Un ancien boucher-charcutier de 85 ans a été condamné pour avoir loué des taudis dans le quartier populaire de Noailles, gangrené par le mal-logement. Son épouse a également été condamnée.
Ancien boucher-charcutier devenu multipropriétaire dans le cœur populaire de Marseille, Raphaël Z., 85 ans, a été condamné lundi à quatre ans de prison dont trois avec sursis probatoire pour avoir loué des appartements insalubres ou dangereux.
L’octogénaire, qui purgera son année de détention ferme sous bracelet électronique, s’est aussi vu infliger une amende de 50.000 euros, avec interdictions pendant cinq ans d’exercer toute activité dans le domaine immobilier et, pendant dix ans, d’acheter des biens destinés à l’hébergement.
Son épouse, qui faisait office de comptable de leurs deux sociétés familiales immobilières, est condamnée à trois ans de prison avec sursis probatoire, à une amende de 25.000 euros, et aux mêmes interdictions que son mari.
Rentabilité maximum
Depuis le milieu des années 1990, le couple avait acquis une soixantaine d’appartements, dont certains immeubles entiers, notamment dans le quartier de Noailles.
Dans son jugement, la présidente a pointé «un système» fondé sur trois critères: la division des lots permettant une rentabilité maximum, la sélection de locataires choisis pour leur vulnérabilité et bénéficiaires des aides au logement versés par la Caisse d’allocations familiales, et la réalisation de travaux à la va-vite lorsqu’ils étaient imposés par des arrêtés de péril ou d’insalubrité.
Baux lacunaires, superficie majorée, travaux mis à la charge des locataires, cautions jamais restituées : le couple utilisait aussi la menace, comme l’a souligné le tribunal, avec des expulsions abusives fondées sur des actes mensongers et la difficulté de locataires vulnérables à faire valoir leur droit.

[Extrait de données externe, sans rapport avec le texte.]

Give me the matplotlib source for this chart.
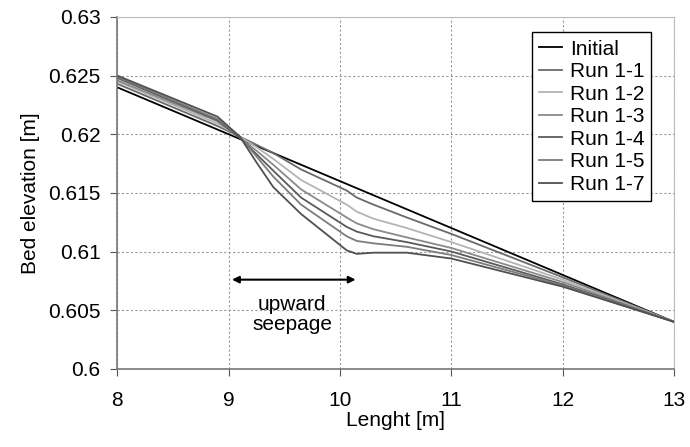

Lors des débats, en mars, une locataire avait raconté comment son bébé «était arrivé dans l’humidité, dans les rats , dans l’insalubrité, et ça a duré pendant quatre ans». Pour laver son nourrisson, la jeune mère devait faire chauffer l’eau à la casserole.

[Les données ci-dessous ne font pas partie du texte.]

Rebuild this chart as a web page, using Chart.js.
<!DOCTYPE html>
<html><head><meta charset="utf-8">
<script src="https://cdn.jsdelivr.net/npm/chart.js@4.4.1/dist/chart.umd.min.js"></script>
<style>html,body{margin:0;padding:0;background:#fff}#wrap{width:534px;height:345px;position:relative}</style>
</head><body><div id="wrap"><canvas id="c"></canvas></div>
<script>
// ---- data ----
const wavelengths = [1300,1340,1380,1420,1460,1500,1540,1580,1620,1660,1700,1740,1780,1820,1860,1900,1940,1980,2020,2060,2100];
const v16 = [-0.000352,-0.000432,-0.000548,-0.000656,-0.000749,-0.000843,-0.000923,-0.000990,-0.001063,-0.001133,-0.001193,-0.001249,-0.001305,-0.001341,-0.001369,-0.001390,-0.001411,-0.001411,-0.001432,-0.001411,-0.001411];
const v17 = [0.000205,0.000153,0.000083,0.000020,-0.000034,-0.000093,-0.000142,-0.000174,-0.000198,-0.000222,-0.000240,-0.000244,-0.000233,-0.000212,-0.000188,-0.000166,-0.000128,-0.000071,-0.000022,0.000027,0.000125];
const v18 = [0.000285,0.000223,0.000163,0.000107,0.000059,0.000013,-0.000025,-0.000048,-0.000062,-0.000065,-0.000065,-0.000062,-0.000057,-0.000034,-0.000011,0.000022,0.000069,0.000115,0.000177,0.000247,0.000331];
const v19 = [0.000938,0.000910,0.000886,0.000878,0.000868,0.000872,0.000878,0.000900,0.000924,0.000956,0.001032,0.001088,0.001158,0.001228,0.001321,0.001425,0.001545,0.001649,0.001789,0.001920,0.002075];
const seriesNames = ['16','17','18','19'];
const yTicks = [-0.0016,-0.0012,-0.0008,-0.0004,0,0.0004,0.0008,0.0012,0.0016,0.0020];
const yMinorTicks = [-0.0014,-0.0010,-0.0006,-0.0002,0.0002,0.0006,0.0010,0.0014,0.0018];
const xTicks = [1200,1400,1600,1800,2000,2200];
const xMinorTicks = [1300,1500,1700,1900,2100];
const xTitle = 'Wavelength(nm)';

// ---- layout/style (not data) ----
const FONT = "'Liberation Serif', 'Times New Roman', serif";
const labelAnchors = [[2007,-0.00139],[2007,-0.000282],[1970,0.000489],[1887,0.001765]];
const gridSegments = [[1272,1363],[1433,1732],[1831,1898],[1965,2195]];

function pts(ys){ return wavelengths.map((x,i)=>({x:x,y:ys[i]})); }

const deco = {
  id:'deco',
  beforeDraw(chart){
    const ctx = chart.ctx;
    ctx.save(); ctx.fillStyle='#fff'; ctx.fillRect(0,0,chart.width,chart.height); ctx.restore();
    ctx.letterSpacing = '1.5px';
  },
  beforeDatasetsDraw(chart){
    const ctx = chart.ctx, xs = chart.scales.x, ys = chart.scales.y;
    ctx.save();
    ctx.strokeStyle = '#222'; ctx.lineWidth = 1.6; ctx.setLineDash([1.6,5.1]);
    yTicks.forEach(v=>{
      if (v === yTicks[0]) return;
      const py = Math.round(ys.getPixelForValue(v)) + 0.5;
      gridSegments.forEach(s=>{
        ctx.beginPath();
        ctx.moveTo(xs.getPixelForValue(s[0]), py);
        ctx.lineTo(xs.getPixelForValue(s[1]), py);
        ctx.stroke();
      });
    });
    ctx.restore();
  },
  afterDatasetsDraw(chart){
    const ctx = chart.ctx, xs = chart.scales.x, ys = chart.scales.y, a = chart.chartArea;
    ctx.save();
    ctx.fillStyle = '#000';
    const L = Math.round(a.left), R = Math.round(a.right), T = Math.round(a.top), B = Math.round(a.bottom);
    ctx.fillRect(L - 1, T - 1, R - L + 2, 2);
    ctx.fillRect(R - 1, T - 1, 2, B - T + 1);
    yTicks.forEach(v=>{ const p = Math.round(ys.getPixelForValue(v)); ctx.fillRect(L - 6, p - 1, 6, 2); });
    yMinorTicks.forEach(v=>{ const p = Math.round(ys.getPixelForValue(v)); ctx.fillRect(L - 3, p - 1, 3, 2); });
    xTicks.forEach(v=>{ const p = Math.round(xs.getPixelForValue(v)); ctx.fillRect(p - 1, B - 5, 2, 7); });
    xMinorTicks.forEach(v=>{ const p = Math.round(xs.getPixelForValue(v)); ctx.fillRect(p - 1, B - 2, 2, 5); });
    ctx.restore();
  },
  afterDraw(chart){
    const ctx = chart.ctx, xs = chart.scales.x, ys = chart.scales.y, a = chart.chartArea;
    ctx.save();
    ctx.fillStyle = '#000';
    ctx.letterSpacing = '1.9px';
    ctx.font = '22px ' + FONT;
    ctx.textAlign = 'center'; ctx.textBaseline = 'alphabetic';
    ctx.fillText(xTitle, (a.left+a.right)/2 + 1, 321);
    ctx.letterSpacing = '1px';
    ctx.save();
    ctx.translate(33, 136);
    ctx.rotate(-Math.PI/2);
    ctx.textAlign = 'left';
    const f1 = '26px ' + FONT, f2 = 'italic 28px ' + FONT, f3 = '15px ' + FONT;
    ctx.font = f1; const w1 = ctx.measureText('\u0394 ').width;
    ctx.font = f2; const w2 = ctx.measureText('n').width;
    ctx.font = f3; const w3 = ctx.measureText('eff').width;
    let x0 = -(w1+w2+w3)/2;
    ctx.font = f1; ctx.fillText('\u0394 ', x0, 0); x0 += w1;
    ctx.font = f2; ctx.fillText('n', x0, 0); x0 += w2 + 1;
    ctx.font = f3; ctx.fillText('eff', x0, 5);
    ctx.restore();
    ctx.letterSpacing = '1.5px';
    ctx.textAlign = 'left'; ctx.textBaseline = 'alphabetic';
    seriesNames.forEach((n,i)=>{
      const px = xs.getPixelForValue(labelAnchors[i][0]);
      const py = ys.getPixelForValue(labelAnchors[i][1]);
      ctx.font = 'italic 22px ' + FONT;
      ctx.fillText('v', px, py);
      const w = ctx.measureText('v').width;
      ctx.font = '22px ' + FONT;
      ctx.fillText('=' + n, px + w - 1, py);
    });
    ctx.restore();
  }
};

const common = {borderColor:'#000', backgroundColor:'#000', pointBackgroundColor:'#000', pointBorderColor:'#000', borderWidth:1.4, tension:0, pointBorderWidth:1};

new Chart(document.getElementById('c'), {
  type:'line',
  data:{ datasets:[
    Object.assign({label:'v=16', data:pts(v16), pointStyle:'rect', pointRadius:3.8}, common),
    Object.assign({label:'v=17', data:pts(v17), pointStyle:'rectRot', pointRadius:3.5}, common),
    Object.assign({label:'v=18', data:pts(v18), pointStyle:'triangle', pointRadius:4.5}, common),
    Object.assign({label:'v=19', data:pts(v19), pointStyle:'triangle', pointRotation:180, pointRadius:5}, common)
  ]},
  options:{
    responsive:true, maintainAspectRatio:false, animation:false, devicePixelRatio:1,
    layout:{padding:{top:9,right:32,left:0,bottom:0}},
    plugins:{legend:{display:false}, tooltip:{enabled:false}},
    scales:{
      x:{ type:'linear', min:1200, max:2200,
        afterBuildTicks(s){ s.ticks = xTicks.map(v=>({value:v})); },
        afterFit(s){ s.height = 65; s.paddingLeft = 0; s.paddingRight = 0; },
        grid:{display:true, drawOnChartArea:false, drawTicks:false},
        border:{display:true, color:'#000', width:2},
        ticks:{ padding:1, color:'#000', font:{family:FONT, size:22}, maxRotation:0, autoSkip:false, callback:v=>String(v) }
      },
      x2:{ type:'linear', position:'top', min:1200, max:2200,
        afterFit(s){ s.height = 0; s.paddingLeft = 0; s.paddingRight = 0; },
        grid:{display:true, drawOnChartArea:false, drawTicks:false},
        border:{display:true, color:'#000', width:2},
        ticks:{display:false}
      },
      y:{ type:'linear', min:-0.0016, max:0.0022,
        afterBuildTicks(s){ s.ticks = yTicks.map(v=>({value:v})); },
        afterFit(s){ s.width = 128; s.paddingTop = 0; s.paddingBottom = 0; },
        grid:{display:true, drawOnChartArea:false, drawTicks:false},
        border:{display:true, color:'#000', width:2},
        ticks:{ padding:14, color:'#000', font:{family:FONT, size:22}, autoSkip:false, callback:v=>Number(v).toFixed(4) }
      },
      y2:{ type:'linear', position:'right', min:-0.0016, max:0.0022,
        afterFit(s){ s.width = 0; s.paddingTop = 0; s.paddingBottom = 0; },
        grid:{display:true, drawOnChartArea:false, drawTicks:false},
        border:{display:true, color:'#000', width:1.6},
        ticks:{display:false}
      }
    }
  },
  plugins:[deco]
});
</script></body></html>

Plus de 68.000 euros confisqués
Le procureur avait eu des mots très durs contre les prévenus, qu’il avait accusés d’avoir construit leur patrimoine immobilier avec l’argent de la solidarité nationale: «À Noailles, un des quartiers les plus pauvres de France, ce sont de nouveaux alchimistes, ils prennent la pierre en péril et la transforment en or», avait dénoncé le magistrat.
Les deux SCI familiales du couple ont été condamnées à respectivement 200.000 et 50.000 euros d’amende et le tribunal a prononcé la confiscation des sommes d’argent saisies — plus de 68.000 euros — ainsi que de nombreux biens immobiliers, pour près d’un million d’euros au total.
Jugés pour soumission de personnes vulnérables à des conditions d’hébergement indigne, menace ou intimidation, perception indue de loyers et mise en danger d’autrui, les prévenus ont été condamnés par le tribunal à verser immédiatement plus de 70.000 euros de dommages et intérêts à huit locataires.